**GIVEN TASK**.
Print, word for word, the opening line of the data below and every line after it through the line that contains "const toLeft = v", but not the pictures.

**DATA SECTION**.
◆ ◆ ◆ ◆ ◆

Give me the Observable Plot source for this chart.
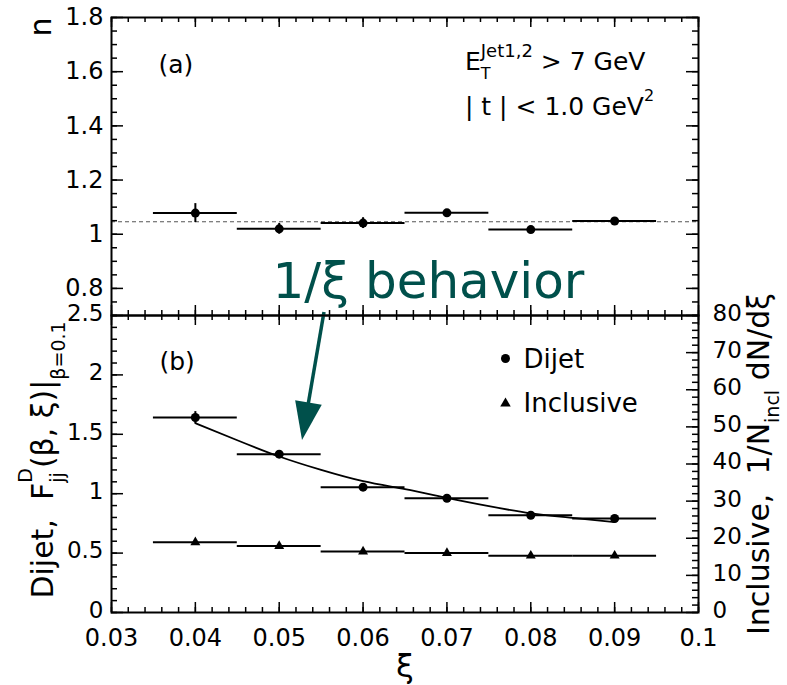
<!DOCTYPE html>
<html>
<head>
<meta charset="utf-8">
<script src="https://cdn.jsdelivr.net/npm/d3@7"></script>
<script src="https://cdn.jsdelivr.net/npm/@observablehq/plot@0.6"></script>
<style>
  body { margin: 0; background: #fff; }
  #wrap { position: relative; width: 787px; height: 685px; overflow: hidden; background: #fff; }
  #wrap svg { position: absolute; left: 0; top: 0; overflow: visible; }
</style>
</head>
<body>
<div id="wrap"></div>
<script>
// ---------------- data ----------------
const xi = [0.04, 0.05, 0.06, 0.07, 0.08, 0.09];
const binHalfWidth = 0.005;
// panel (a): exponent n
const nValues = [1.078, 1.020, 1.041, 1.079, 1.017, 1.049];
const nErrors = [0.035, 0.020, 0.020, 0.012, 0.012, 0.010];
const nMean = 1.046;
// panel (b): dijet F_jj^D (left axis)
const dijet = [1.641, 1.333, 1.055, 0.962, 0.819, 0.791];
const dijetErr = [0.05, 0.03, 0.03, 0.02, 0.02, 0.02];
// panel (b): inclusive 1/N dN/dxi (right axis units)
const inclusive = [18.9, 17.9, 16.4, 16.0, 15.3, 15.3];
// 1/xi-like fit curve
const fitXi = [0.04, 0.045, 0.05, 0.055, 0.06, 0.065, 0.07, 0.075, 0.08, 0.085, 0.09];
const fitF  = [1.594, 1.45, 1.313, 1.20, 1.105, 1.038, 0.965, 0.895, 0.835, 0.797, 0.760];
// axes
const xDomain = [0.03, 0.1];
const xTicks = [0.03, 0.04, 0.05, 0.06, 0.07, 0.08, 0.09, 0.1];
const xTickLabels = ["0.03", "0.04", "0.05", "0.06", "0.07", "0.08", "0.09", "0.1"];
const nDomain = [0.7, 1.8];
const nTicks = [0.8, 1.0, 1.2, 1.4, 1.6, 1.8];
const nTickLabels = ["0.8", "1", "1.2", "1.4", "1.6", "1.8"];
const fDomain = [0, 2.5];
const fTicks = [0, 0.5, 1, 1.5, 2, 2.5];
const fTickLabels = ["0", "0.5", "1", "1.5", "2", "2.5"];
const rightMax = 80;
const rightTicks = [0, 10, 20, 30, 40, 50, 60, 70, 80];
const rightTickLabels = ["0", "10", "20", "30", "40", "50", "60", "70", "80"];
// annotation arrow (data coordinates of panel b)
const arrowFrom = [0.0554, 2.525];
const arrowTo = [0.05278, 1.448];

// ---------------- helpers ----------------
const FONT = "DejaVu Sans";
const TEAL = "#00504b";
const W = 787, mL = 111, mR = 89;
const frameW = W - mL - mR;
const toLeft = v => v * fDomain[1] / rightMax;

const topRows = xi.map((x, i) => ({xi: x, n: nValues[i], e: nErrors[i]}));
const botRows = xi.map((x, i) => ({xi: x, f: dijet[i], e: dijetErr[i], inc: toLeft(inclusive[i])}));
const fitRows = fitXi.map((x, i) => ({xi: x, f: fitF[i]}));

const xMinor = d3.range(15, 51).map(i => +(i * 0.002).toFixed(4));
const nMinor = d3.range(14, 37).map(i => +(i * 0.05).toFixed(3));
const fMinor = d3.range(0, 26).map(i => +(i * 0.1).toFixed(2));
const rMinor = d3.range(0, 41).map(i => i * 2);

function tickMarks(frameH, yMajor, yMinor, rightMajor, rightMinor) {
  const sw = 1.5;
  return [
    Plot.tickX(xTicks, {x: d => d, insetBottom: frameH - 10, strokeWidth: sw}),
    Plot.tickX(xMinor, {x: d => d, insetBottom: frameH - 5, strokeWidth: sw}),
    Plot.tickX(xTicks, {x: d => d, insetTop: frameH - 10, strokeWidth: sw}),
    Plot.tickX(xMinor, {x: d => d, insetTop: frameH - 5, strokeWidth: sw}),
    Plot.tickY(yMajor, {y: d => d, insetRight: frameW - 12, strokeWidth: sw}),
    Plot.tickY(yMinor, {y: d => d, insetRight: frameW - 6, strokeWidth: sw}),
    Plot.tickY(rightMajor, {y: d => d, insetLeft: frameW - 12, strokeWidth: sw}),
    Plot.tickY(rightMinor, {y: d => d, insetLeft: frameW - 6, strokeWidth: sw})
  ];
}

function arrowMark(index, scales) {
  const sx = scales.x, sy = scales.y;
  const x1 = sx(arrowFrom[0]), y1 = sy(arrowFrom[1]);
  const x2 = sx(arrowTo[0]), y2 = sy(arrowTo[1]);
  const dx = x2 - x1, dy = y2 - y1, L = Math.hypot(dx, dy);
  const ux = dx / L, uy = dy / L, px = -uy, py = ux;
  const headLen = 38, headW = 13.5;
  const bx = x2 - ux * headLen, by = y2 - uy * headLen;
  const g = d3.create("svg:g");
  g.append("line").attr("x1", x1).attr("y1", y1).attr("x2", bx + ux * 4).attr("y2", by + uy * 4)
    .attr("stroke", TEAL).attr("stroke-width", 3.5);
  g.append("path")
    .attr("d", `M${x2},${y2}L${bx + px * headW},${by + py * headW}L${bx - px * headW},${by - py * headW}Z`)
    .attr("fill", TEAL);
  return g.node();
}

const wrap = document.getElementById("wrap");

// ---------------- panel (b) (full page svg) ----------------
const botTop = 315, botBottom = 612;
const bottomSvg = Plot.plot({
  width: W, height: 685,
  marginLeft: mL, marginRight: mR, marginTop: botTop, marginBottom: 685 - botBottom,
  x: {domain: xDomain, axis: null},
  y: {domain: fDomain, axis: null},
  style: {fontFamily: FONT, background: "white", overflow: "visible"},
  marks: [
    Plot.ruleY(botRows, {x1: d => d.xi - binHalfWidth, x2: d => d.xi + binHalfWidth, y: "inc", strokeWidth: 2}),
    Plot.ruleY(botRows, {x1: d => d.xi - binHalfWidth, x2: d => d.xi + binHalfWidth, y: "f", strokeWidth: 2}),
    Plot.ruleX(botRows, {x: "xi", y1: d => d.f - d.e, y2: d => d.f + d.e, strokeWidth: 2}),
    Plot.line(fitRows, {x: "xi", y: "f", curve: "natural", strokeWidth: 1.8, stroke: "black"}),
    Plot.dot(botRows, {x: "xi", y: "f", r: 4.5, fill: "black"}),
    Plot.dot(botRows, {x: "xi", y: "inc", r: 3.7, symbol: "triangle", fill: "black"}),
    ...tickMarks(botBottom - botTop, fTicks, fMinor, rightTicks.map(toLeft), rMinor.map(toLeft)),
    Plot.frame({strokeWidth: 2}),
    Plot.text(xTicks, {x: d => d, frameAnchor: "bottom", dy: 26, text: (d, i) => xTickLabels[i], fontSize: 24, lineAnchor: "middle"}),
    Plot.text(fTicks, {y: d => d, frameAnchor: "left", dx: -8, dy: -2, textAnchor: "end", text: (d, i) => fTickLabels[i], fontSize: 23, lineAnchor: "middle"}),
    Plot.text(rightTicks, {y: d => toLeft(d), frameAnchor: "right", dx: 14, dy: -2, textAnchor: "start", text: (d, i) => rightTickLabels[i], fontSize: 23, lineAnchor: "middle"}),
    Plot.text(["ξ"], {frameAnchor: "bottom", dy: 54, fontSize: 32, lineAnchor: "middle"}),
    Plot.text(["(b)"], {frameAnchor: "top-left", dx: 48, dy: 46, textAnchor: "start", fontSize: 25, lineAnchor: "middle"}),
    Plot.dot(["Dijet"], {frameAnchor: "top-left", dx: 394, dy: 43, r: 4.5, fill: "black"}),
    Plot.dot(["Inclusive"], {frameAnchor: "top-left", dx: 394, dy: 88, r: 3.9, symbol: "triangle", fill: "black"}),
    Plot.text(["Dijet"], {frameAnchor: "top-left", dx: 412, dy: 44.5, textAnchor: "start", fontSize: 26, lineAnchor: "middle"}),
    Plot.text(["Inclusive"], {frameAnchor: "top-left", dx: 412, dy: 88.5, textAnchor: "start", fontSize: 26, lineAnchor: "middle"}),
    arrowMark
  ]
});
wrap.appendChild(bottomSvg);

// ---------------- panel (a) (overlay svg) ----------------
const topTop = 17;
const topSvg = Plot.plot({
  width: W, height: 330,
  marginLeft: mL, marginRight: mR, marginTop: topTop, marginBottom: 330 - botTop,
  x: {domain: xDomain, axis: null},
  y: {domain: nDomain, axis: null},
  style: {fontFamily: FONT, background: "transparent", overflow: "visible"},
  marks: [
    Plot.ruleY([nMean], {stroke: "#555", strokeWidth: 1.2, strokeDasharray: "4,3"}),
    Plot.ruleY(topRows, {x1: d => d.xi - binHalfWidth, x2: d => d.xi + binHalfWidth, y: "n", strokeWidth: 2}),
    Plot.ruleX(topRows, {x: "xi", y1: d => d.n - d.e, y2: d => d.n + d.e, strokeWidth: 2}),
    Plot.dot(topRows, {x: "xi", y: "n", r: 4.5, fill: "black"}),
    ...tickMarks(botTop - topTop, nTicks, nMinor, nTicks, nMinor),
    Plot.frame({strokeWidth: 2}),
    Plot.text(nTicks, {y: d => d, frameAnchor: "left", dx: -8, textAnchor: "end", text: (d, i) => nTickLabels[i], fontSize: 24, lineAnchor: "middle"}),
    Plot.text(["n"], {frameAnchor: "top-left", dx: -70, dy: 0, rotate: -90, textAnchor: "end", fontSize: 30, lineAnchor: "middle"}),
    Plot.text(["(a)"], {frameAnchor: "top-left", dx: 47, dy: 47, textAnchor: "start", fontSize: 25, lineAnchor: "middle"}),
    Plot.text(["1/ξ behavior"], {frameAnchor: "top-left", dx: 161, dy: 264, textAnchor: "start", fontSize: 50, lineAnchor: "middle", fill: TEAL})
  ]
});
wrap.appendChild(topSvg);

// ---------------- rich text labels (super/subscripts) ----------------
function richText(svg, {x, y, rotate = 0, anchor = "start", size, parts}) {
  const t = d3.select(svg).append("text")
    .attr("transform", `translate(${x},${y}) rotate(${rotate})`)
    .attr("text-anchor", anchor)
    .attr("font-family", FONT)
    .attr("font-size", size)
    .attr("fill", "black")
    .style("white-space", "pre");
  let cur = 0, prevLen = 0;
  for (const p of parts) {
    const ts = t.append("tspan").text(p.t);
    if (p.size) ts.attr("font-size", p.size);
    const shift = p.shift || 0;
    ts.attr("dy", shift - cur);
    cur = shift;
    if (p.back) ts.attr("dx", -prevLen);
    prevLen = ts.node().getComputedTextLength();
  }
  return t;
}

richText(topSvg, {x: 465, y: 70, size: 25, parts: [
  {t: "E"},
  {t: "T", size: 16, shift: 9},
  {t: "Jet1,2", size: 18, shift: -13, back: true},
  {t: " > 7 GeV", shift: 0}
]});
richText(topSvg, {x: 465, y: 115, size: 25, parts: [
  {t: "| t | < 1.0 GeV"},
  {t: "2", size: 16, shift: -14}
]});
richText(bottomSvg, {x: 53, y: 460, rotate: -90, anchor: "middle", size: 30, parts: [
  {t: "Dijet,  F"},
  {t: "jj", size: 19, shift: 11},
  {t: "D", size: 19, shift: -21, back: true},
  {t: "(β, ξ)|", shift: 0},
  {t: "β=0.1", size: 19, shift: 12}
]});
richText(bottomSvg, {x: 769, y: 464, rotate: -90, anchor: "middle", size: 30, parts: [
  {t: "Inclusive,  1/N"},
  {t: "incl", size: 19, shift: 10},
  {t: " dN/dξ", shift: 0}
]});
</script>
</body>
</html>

◆ ◆ ◆ ◆ ◆

**THE ANSWER**.
Give me the Observable Plot source for this chart.
<!DOCTYPE html>
<html>
<head>
<meta charset="utf-8">
<script src="https://cdn.jsdelivr.net/npm/d3@7"></script>
<script src="https://cdn.jsdelivr.net/npm/@observablehq/plot@0.6"></script>
<style>
  body { margin: 0; background: #fff; }
  #wrap { position: relative; width: 787px; height: 685px; overflow: hidden; background: #fff; }
  #wrap svg { position: absolute; left: 0; top: 0; overflow: visible; }
</style>
</head>
<body>
<div id="wrap"></div>
<script>
// ---------------- data ----------------
const xi = [0.04, 0.05, 0.06, 0.07, 0.08, 0.09];
const binHalfWidth = 0.005;
// panel (a): exponent n
const nValues = [1.078, 1.020, 1.041, 1.079, 1.017, 1.049];
const nErrors = [0.035, 0.020, 0.020, 0.012, 0.012, 0.010];
const nMean = 1.046;
// panel (b): dijet F_jj^D (left axis)
const dijet = [1.641, 1.333, 1.055, 0.962, 0.819, 0.791];
const dijetErr = [0.05, 0.03, 0.03, 0.02, 0.02, 0.02];
// panel (b): inclusive 1/N dN/dxi (right axis units)
const inclusive = [18.9, 17.9, 16.4, 16.0, 15.3, 15.3];
// 1/xi-like fit curve
const fitXi = [0.04, 0.045, 0.05, 0.055, 0.06, 0.065, 0.07, 0.075, 0.08, 0.085, 0.09];
const fitF  = [1.594, 1.45, 1.313, 1.20, 1.105, 1.038, 0.965, 0.895, 0.835, 0.797, 0.760];
// axes
const xDomain = [0.03, 0.1];
const xTicks = [0.03, 0.04, 0.05, 0.06, 0.07, 0.08, 0.09, 0.1];
const xTickLabels = ["0.03", "0.04", "0.05", "0.06", "0.07", "0.08", "0.09", "0.1"];
const nDomain = [0.7, 1.8];
const nTicks = [0.8, 1.0, 1.2, 1.4, 1.6, 1.8];
const nTickLabels = ["0.8", "1", "1.2", "1.4", "1.6", "1.8"];
const fDomain = [0, 2.5];
const fTicks = [0, 0.5, 1, 1.5, 2, 2.5];
const fTickLabels = ["0", "0.5", "1", "1.5", "2", "2.5"];
const rightMax = 80;
const rightTicks = [0, 10, 20, 30, 40, 50, 60, 70, 80];
const rightTickLabels = ["0", "10", "20", "30", "40", "50", "60", "70", "80"];
// annotation arrow (data coordinates of panel b)
const arrowFrom = [0.0554, 2.525];
const arrowTo = [0.05278, 1.448];

// ---------------- helpers ----------------
const FONT = "DejaVu Sans";
const TEAL = "#00504b";
const W = 787, mL = 111, mR = 89;
const frameW = W - mL - mR;
const toLeft = v => v * fDomain[1] / rightMax;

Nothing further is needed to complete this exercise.